US Money for Hindu Extremism

By Ibrahim Sajid Malik, New York and Arif Azad, London
translated by Zulfiqar Ahmad, December 4, 2002 original story here

Photo: RSS has been accused of spreading religious violence

According to NGOs and independent political workers, many relief organizations working in India are using funds collected in America and Europe to support extremist Hindu parties.

According to a report published by two NGOs associated with India - South Asia Citizen Web and Subrang Communications - India Development and Relief Fund (IDRF), which is registered in Maryland, USA, as a tax-exempt organization, gives 80 percent of its funds to organizations advocating Hindutva ,while only 20 percent is given to actual relief organizations.

The report entitled "Foreign Exchange of Hatred" has alleged that this organization which collects money for relief, welfare and development work is not secular; rather, it fans communalism and extremism and, towards that end, it has so far provided about 5 million (50 Lakh) dollars.

BOX: "We have arrived at the conclusion that this money gets into the hands of extremists." Harsh Kapoor

One of the compilers of the report, Harsh Kapoor, told the BCC that this report is the result of extensive research. "Our research was spread over three continents. We considered it necessary to investigate the money collected for relief work from well intentioned people in the US. We came to the conclusion that this money is going into the hands of right wing extremist organizations."

Among those benefiting from IDRF's generosity was the RSS, and organizations related to it, that have been involved in violent activities.

However, IDRF has claimed that it is involved in rural development, social welfare, and the elimination of poverty in cities. A statement issued by this organization states that it has no connection with the RSS and such charges against it have been leveled by left wing sympathizers.

BOX: "We have no connection with the RSS and such charges have been leveled by left wing sympathizers." IDRF

Over 150 forms of documentary evidence, of which income tax forms are the most important, were collected to compile the report. The compilers of the report referred to IDRF's tax forms to say that the nine organizations supported (by IDRF) are related to the RSS and that the founder of the IDRF also has had connections with the RSS.
According to the report, not only had IDRF received $70,000 from Cisco Systems in 1999 (matching funds?), but it has also been collecting money from American companies in the name of promoting secular ideology. The companies contributing to the IDRF include Cisco System, Sun Microsystems, Oracle, and Hewlett Packard. In 1999 alone, Sun Microsystems gave $70,000 to the IDRF. It should be noted that a large number of Indians work at Sun Microsystems.

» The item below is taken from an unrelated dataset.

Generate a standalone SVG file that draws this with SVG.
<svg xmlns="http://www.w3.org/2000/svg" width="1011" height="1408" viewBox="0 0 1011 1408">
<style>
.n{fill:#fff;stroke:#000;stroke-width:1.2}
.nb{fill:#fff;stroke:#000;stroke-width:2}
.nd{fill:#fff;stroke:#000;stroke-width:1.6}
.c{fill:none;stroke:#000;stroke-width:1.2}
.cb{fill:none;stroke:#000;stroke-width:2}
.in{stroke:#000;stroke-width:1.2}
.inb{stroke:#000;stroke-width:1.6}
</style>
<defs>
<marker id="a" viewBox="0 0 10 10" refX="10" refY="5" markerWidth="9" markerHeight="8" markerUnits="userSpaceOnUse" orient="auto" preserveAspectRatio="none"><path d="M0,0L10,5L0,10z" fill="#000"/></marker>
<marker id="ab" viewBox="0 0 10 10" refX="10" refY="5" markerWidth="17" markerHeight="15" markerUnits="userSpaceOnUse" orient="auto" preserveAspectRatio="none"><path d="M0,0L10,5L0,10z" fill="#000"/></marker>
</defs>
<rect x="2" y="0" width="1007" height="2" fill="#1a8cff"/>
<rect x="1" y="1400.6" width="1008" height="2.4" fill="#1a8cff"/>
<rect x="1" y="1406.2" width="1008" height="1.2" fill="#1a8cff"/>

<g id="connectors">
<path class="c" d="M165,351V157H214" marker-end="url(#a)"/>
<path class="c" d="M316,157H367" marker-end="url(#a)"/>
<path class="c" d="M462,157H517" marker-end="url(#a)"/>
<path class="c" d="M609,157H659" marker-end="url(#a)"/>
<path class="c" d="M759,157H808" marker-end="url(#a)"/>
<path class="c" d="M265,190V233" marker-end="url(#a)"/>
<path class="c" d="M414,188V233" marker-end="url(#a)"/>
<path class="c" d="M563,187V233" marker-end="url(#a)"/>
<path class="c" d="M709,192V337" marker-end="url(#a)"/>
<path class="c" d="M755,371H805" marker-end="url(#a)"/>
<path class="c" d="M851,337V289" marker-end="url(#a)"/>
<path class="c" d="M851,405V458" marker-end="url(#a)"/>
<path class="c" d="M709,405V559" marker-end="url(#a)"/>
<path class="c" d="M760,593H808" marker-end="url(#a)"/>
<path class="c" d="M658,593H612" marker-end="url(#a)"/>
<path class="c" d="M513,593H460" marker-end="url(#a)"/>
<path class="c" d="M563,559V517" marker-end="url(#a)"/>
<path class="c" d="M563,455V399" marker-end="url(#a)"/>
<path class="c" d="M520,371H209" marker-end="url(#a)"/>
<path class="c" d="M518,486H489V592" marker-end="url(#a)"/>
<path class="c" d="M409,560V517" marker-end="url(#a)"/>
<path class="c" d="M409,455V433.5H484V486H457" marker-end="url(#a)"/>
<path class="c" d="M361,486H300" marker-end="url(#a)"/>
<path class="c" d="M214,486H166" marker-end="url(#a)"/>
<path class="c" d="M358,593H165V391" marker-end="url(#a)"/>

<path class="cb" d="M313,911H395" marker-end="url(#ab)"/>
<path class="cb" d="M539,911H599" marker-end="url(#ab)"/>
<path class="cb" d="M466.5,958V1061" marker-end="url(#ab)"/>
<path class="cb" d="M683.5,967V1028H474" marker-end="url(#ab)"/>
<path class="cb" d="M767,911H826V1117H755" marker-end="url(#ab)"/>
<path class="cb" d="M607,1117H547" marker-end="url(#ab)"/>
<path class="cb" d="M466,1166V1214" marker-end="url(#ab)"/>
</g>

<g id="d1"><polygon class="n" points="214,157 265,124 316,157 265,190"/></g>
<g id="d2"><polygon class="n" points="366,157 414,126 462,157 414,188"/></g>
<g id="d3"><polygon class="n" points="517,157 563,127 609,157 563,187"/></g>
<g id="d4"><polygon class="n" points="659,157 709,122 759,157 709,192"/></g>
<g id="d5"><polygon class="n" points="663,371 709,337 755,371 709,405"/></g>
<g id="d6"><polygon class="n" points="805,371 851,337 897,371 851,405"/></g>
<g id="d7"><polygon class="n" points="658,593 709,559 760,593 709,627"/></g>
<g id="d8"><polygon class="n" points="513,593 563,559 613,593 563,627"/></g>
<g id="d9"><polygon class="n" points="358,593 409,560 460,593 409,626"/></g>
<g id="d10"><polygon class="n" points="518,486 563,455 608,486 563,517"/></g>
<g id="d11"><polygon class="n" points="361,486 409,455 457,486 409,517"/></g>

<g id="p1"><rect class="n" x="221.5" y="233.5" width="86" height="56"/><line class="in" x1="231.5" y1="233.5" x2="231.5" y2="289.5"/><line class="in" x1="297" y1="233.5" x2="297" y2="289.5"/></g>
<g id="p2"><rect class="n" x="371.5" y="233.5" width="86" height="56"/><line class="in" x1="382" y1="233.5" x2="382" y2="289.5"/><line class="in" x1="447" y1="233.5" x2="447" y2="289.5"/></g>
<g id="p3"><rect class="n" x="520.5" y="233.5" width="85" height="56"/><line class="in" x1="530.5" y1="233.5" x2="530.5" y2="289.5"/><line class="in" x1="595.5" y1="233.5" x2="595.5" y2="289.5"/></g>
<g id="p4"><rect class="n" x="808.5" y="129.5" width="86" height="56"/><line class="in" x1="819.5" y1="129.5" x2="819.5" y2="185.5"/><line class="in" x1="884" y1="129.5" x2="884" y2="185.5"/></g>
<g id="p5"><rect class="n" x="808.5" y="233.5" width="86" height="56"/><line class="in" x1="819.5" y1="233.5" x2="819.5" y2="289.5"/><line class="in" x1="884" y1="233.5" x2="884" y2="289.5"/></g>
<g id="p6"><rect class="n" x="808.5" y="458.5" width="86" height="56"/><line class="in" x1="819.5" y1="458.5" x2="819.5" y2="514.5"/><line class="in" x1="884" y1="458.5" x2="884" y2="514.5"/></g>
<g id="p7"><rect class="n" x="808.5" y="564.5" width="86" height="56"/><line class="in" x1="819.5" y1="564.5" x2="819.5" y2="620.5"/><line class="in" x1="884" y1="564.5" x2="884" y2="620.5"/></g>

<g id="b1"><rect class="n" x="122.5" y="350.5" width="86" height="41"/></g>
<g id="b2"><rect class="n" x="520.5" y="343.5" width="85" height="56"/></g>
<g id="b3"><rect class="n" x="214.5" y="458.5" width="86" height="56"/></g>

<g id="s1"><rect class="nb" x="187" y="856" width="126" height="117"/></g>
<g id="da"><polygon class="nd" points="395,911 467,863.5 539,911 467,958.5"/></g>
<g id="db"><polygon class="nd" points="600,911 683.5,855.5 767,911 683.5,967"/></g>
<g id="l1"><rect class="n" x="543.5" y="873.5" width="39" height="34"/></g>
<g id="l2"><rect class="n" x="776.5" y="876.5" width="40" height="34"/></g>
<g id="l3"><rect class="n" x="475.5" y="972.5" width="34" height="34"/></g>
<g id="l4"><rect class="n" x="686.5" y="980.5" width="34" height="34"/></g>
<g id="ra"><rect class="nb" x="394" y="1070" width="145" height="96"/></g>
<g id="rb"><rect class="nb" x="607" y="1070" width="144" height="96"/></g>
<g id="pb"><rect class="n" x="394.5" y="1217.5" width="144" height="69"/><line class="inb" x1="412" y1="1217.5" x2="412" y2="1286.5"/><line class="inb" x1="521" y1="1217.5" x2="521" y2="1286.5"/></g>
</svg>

Political workers have mailed letters along with this report to ten international companies asking them to stop supporting IDRF immediately.

Harsh Kapoor says that he is "hopeful that as a result of our report, a similar movement will start in Britain because right wing Hindu organizations have a lot of influence in Britain." "A movement to stop money going from the US to Extremist groups in India has started in the US, I hope a similar movement will start in Britain." "Muslim and Christian extremist organizations are also involved in similar activities in Britain and Europe."

[there is some formatting error here; what should have been a box is made part of the text Z.A.]

Since September 11th, the American government has banned many Muslim charities accused of providing funds to terrorist forces.

The report also states that "documentary evidence shows that IDRF has provided money to extremist groups in at least three states. In Gujarat, IDRF provided funds to Vanvasi Kalyan Ashram. This organization was involved in killing of and attacks against about 2000 Christians in 1998. The same organization has been involved in the recent massacre of Muslims in Gujarat.

BOX: "Sewa International is thought to be connected with extreme right wing organizations in India." Irfan Mustafa.

Commenting on the report, the spokesman for the British Indian Muslim Federation, Irfan Mustafa, states that he has written a letter expressing his concern about funding activities of extremist Hindu organizations. He says that because of this movement, Lord Patel has resigned from the board of an organization named Sewa International.

"Sewa International is thought to be related to Indian right wing extremist organizations and is believed to send money, collected in foreign countries, to groups promoting communalism and sectarianism in India. We have received a reply from the Foreign Office assuring us that serious consideration will be given to our concerns."